↓

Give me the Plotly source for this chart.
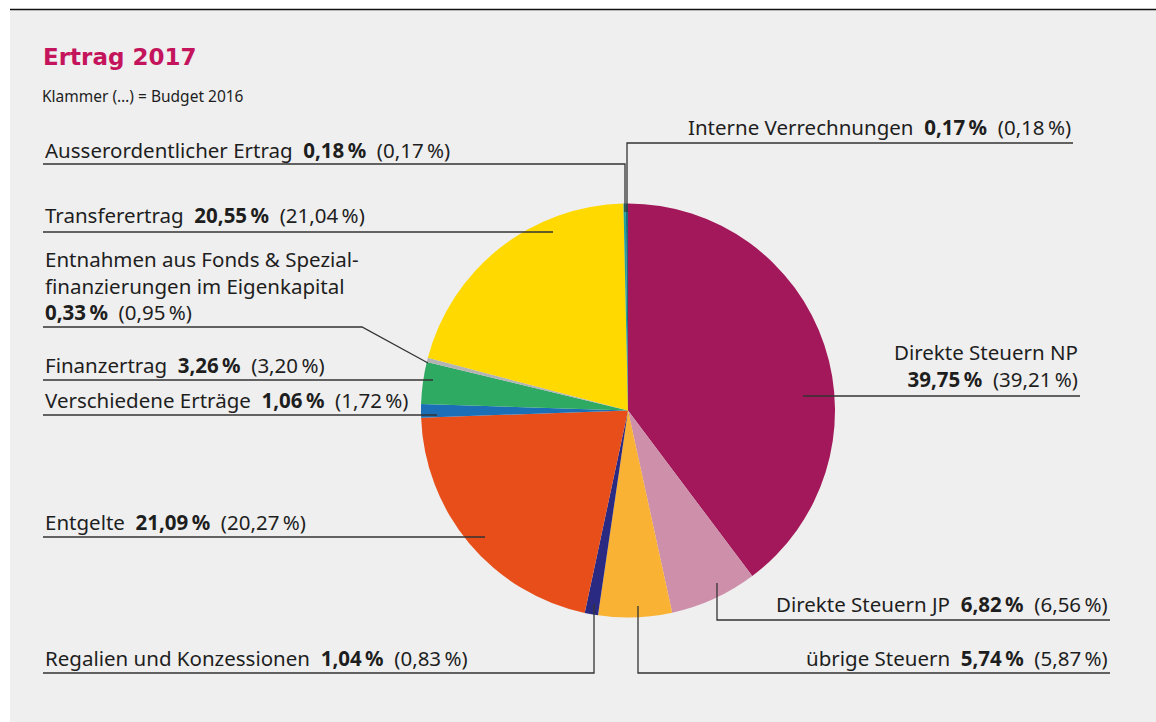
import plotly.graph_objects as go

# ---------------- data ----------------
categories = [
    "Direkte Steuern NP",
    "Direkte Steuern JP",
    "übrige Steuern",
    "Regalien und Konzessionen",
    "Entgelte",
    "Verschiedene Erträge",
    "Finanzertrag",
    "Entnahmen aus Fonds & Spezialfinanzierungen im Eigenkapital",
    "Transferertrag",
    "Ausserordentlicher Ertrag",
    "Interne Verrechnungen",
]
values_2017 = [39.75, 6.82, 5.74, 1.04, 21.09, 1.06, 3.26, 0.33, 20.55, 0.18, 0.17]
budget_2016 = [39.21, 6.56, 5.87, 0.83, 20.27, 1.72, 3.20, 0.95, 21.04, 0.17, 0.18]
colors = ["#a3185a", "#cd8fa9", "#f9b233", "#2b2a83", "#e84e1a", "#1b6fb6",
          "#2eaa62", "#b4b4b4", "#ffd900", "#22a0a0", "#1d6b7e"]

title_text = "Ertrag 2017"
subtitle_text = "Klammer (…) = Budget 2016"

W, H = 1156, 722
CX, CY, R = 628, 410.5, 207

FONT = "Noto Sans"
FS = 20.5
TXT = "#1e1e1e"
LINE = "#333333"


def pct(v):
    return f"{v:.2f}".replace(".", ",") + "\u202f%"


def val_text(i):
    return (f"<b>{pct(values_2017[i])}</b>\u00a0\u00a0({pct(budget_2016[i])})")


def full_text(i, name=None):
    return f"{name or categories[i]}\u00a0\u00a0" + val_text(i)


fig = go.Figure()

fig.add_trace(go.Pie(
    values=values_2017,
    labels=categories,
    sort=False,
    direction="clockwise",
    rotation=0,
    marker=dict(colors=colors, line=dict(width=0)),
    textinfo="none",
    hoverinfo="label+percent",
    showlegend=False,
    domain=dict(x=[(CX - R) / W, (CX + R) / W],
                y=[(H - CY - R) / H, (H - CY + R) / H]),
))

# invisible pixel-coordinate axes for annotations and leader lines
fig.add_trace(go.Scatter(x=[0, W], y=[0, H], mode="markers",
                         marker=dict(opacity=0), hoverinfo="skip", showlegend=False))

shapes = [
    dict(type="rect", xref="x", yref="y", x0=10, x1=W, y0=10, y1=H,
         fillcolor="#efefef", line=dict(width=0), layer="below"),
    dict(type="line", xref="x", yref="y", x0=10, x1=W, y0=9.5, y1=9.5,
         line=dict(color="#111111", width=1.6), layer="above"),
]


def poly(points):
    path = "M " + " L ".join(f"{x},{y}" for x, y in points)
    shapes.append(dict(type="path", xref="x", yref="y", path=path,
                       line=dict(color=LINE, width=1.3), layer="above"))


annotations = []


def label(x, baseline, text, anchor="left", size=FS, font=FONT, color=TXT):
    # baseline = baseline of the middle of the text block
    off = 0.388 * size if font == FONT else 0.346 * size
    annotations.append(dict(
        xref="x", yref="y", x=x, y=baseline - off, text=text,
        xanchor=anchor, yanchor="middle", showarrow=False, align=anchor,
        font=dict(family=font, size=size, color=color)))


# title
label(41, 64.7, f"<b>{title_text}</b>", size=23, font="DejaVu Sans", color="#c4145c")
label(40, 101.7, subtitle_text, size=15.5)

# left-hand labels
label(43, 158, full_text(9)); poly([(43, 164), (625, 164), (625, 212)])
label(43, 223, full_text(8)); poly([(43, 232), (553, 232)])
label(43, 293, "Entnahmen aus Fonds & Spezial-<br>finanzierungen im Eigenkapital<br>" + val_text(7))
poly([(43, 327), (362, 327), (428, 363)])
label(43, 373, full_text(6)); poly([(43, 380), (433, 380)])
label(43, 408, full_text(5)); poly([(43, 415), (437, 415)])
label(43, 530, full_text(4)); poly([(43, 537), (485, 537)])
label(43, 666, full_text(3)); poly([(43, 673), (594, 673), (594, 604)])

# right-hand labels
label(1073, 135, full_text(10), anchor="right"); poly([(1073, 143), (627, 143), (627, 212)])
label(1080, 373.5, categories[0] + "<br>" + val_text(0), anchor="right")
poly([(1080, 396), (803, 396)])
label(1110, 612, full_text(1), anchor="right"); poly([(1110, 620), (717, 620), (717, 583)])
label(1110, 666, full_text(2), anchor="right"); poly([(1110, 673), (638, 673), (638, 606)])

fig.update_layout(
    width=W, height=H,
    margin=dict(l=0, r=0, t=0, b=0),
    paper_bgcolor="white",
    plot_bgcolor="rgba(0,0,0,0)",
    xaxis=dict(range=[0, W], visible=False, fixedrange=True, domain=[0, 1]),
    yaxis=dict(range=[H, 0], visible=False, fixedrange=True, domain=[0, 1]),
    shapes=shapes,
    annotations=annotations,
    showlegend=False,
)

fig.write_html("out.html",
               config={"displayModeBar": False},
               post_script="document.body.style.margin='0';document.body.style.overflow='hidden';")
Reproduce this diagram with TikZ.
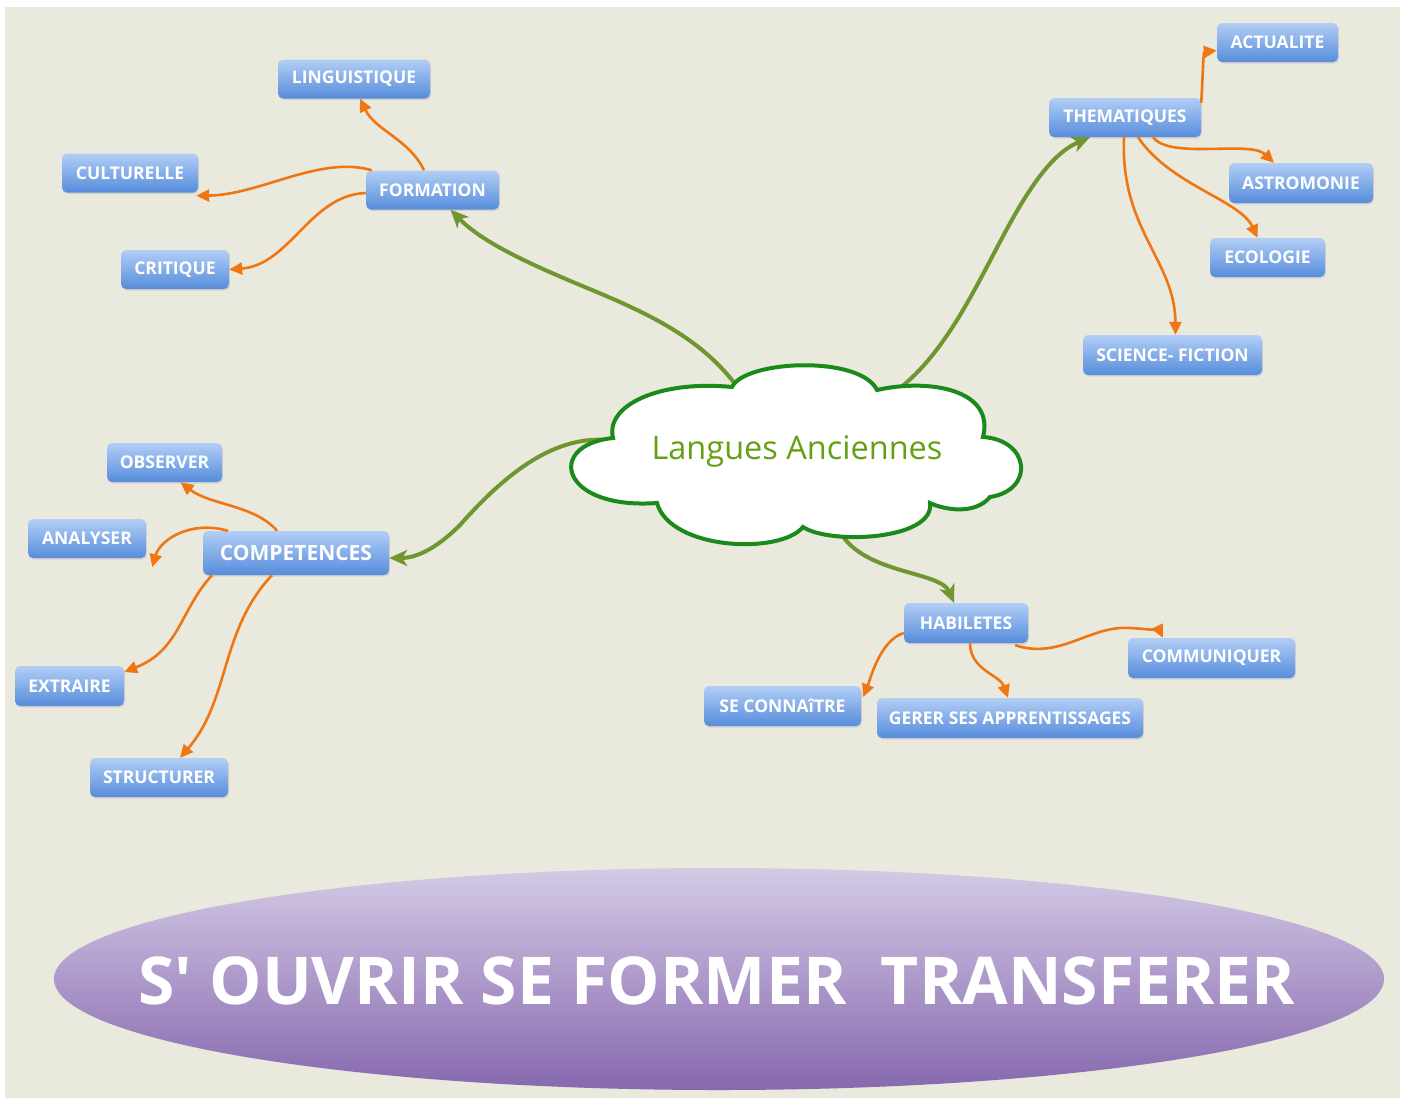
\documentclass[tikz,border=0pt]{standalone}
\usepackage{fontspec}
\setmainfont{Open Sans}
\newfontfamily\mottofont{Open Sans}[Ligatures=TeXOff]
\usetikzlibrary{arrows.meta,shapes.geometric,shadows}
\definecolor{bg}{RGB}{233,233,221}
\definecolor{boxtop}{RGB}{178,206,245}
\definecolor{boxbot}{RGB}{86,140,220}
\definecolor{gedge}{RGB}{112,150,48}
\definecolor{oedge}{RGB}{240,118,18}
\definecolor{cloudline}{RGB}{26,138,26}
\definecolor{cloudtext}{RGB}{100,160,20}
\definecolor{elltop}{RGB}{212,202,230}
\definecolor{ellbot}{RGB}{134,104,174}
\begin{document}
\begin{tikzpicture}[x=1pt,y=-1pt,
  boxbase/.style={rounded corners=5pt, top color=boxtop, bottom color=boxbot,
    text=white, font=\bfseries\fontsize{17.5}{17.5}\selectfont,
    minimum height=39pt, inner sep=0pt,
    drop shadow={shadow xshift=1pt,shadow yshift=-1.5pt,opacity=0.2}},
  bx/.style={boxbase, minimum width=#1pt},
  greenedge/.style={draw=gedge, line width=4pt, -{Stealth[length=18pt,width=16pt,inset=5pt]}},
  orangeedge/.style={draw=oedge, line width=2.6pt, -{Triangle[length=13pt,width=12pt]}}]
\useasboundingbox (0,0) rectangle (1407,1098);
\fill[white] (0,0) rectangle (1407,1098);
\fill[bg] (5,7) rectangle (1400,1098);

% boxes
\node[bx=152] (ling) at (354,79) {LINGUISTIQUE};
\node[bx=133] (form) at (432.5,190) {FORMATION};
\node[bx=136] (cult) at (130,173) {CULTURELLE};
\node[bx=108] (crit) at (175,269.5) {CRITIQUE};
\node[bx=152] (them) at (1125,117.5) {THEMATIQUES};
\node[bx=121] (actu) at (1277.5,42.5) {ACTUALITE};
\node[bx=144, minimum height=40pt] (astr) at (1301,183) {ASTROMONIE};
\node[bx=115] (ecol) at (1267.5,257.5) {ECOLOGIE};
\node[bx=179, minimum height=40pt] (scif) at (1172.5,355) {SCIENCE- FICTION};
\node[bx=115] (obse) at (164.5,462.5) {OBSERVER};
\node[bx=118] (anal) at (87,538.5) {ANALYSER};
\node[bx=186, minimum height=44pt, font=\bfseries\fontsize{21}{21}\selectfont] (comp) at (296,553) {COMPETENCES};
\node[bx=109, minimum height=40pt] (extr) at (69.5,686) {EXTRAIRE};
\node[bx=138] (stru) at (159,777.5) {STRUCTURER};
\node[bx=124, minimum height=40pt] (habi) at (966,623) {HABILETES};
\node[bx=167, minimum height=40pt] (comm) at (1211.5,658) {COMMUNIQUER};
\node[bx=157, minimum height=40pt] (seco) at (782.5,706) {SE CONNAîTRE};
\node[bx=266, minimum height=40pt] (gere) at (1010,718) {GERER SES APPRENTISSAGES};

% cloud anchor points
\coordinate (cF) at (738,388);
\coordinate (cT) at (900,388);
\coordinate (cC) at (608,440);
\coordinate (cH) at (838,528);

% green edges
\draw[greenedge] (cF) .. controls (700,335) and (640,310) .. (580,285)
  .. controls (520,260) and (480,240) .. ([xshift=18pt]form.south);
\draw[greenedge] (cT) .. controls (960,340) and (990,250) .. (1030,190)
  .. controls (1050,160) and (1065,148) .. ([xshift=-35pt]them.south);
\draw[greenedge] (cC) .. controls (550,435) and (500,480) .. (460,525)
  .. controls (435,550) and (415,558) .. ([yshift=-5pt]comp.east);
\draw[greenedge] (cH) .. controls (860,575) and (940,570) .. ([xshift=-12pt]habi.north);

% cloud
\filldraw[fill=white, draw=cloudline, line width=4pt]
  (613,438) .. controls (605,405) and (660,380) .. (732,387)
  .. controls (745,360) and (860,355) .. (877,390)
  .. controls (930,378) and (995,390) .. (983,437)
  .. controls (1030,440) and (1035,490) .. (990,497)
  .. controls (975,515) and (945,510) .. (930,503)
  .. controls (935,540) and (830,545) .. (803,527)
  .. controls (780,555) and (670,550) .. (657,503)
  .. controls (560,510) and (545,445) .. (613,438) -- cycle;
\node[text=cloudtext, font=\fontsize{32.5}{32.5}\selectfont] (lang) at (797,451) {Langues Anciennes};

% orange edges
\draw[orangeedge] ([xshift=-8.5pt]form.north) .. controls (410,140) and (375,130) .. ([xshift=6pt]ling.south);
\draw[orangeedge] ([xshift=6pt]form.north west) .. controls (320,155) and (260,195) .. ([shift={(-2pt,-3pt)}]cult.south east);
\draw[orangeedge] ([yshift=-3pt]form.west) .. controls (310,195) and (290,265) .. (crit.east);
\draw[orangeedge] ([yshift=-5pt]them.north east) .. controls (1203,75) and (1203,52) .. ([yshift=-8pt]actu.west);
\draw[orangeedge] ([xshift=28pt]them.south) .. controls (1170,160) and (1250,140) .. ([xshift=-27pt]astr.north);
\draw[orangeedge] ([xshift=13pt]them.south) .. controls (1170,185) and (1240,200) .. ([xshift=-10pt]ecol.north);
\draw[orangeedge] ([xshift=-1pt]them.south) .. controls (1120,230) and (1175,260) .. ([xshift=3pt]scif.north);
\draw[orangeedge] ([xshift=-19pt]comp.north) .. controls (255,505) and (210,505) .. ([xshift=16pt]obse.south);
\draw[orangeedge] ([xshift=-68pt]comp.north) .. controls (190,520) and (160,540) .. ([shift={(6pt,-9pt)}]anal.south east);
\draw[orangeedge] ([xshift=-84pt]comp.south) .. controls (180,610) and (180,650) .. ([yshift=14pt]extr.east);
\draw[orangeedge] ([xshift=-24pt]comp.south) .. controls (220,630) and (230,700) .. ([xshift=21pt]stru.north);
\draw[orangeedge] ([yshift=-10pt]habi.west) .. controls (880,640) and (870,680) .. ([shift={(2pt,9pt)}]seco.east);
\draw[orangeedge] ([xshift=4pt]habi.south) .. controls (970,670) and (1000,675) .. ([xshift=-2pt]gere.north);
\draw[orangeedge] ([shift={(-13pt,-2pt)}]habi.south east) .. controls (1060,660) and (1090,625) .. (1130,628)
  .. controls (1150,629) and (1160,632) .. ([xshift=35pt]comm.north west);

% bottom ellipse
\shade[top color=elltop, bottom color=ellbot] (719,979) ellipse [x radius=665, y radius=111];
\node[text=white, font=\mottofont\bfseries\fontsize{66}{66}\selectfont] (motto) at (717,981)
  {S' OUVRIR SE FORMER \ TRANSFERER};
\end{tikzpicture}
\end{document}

↑

Prompt:
Within the entries above, give again exactly the lines starting at the one that contains "Reproduce this diagram with TikZ." and ending at the one that contains "(5,7) rectangle (1400,1098);", leaving out the pictures.

Problem solution:
Reproduce this diagram with TikZ.
\documentclass[tikz,border=0pt]{standalone}
\usepackage{fontspec}
\setmainfont{Open Sans}
\newfontfamily\mottofont{Open Sans}[Ligatures=TeXOff]
\usetikzlibrary{arrows.meta,shapes.geometric,shadows}
\definecolor{bg}{RGB}{233,233,221}
\definecolor{boxtop}{RGB}{178,206,245}
\definecolor{boxbot}{RGB}{86,140,220}
\definecolor{gedge}{RGB}{112,150,48}
\definecolor{oedge}{RGB}{240,118,18}
\definecolor{cloudline}{RGB}{26,138,26}
\definecolor{cloudtext}{RGB}{100,160,20}
\definecolor{elltop}{RGB}{212,202,230}
\definecolor{ellbot}{RGB}{134,104,174}
\begin{document}
\begin{tikzpicture}[x=1pt,y=-1pt,
  boxbase/.style={rounded corners=5pt, top color=boxtop, bottom color=boxbot,
    text=white, font=\bfseries\fontsize{17.5}{17.5}\selectfont,
    minimum height=39pt, inner sep=0pt,
    drop shadow={shadow xshift=1pt,shadow yshift=-1.5pt,opacity=0.2}},
  bx/.style={boxbase, minimum width=#1pt},
  greenedge/.style={draw=gedge, line width=4pt, -{Stealth[length=18pt,width=16pt,inset=5pt]}},
  orangeedge/.style={draw=oedge, line width=2.6pt, -{Triangle[length=13pt,width=12pt]}}]
\useasboundingbox (0,0) rectangle (1407,1098);
\fill[white] (0,0) rectangle (1407,1098);
\fill[bg] (5,7) rectangle (1400,1098);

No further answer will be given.